* Task details: Make an exact transcription of the material, leaving out all images.
>> BEGIN Information shown
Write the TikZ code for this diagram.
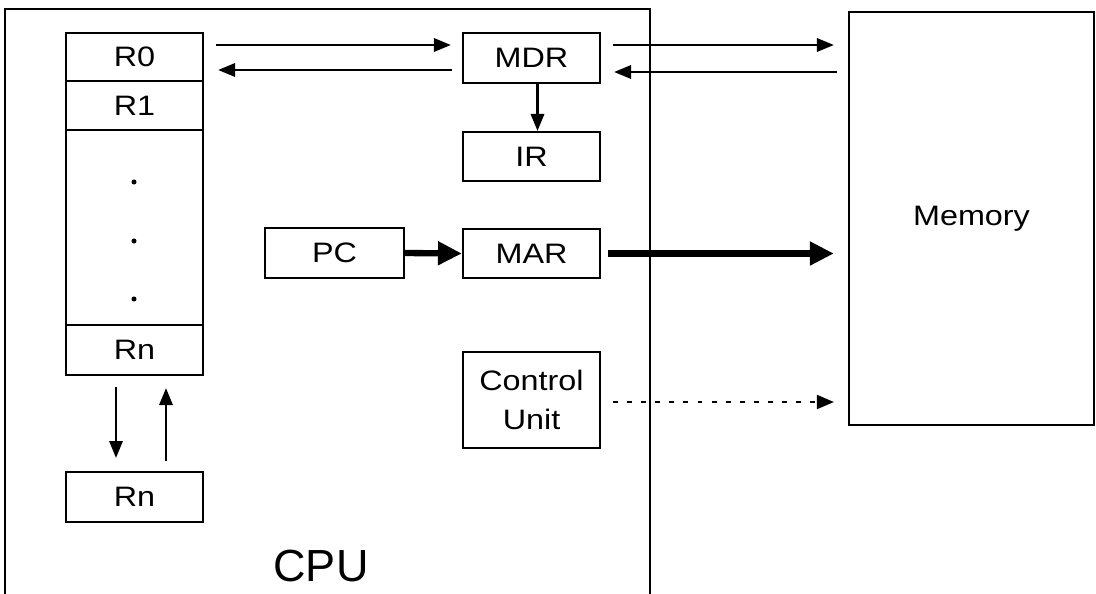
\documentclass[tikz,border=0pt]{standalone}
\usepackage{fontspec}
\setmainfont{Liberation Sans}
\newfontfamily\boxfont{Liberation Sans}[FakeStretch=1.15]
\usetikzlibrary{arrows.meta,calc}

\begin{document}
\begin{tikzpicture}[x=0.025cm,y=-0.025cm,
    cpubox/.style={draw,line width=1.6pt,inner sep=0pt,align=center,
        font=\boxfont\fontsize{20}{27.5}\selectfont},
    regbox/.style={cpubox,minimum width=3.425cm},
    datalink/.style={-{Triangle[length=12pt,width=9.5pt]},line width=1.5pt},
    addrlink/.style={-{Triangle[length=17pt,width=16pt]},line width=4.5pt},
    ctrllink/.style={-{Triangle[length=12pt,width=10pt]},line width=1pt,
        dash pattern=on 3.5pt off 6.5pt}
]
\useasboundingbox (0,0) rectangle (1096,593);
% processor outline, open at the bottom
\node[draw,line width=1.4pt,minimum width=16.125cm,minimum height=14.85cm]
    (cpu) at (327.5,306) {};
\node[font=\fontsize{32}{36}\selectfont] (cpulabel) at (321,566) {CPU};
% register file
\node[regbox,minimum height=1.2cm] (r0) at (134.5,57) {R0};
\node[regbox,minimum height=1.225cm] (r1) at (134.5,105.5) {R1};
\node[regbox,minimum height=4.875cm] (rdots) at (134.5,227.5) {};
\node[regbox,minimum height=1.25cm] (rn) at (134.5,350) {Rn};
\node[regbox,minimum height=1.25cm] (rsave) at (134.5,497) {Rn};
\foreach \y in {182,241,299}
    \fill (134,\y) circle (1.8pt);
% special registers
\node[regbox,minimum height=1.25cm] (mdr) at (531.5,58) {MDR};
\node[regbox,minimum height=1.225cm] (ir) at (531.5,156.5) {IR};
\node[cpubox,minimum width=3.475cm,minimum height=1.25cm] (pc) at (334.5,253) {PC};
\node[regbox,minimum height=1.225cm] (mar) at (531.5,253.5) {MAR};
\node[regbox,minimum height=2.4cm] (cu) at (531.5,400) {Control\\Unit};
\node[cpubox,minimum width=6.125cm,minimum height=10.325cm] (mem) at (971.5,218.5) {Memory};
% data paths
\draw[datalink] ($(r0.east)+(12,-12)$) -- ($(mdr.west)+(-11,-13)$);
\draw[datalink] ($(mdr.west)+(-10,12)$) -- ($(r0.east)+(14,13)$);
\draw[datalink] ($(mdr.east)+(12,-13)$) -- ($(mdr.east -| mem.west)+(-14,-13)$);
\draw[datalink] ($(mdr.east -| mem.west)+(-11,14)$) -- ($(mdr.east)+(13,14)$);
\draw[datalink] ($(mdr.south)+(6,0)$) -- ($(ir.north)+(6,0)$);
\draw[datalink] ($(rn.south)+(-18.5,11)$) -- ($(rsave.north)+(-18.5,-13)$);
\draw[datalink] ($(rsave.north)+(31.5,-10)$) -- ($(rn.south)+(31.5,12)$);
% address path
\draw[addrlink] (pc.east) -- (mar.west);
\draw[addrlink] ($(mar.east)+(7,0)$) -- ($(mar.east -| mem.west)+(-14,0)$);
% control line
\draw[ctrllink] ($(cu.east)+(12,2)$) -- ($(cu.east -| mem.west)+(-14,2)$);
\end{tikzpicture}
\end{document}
>> END Information shown
* Finished task:
Write the TikZ code for this diagram.
\documentclass[tikz,border=0pt]{standalone}
\usepackage{fontspec}
\setmainfont{Liberation Sans}
\newfontfamily\boxfont{Liberation Sans}[FakeStretch=1.15]
\usetikzlibrary{arrows.meta,calc}

\begin{document}
\begin{tikzpicture}[x=0.025cm,y=-0.025cm,
    cpubox/.style={draw,line width=1.6pt,inner sep=0pt,align=center,
        font=\boxfont\fontsize{20}{27.5}\selectfont},
    regbox/.style={cpubox,minimum width=3.425cm},
    datalink/.style={-{Triangle[length=12pt,width=9.5pt]},line width=1.5pt},
    addrlink/.style={-{Triangle[length=17pt,width=16pt]},line width=4.5pt},
    ctrllink/.style={-{Triangle[length=12pt,width=10pt]},line width=1pt,
        dash pattern=on 3.5pt off 6.5pt}
]
\useasboundingbox (0,0) rectangle (1096,593);
% processor outline, open at the bottom
\node[draw,line width=1.4pt,minimum width=16.125cm,minimum height=14.85cm]
    (cpu) at (327.5,306) {};
\node[font=\fontsize{32}{36}\selectfont] (cpulabel) at (321,566) {CPU};
% register file
\node[regbox,minimum height=1.2cm] (r0) at (134.5,57) {R0};
\node[regbox,minimum height=1.225cm] (r1) at (134.5,105.5) {R1};
\node[regbox,minimum height=4.875cm] (rdots) at (134.5,227.5) {};
\node[regbox,minimum height=1.25cm] (rn) at (134.5,350) {Rn};
\node[regbox,minimum height=1.25cm] (rsave) at (134.5,497) {Rn};
\foreach \y in {182,241,299}
    \fill (134,\y) circle (1.8pt);
% special registers
\node[regbox,minimum height=1.25cm] (mdr) at (531.5,58) {MDR};
\node[regbox,minimum height=1.225cm] (ir) at (531.5,156.5) {IR};
\node[cpubox,minimum width=3.475cm,minimum height=1.25cm] (pc) at (334.5,253) {PC};
\node[regbox,minimum height=1.225cm] (mar) at (531.5,253.5) {MAR};
\node[regbox,minimum height=2.4cm] (cu) at (531.5,400) {Control\\Unit};
\node[cpubox,minimum width=6.125cm,minimum height=10.325cm] (mem) at (971.5,218.5) {Memory};
% data paths
\draw[datalink] ($(r0.east)+(12,-12)$) -- ($(mdr.west)+(-11,-13)$);
\draw[datalink] ($(mdr.west)+(-10,12)$) -- ($(r0.east)+(14,13)$);
\draw[datalink] ($(mdr.east)+(12,-13)$) -- ($(mdr.east -| mem.west)+(-14,-13)$);
\draw[datalink] ($(mdr.east -| mem.west)+(-11,14)$) -- ($(mdr.east)+(13,14)$);
\draw[datalink] ($(mdr.south)+(6,0)$) -- ($(ir.north)+(6,0)$);
\draw[datalink] ($(rn.south)+(-18.5,11)$) -- ($(rsave.north)+(-18.5,-13)$);
\draw[datalink] ($(rsave.north)+(31.5,-10)$) -- ($(rn.south)+(31.5,12)$);
% address path
\draw[addrlink] (pc.east) -- (mar.west);
\draw[addrlink] ($(mar.east)+(7,0)$) -- ($(mar.east -| mem.west)+(-14,0)$);
% control line
\draw[ctrllink] ($(cu.east)+(12,2)$) -- ($(cu.east -| mem.west)+(-14,2)$);
\end{tikzpicture}
\end{document}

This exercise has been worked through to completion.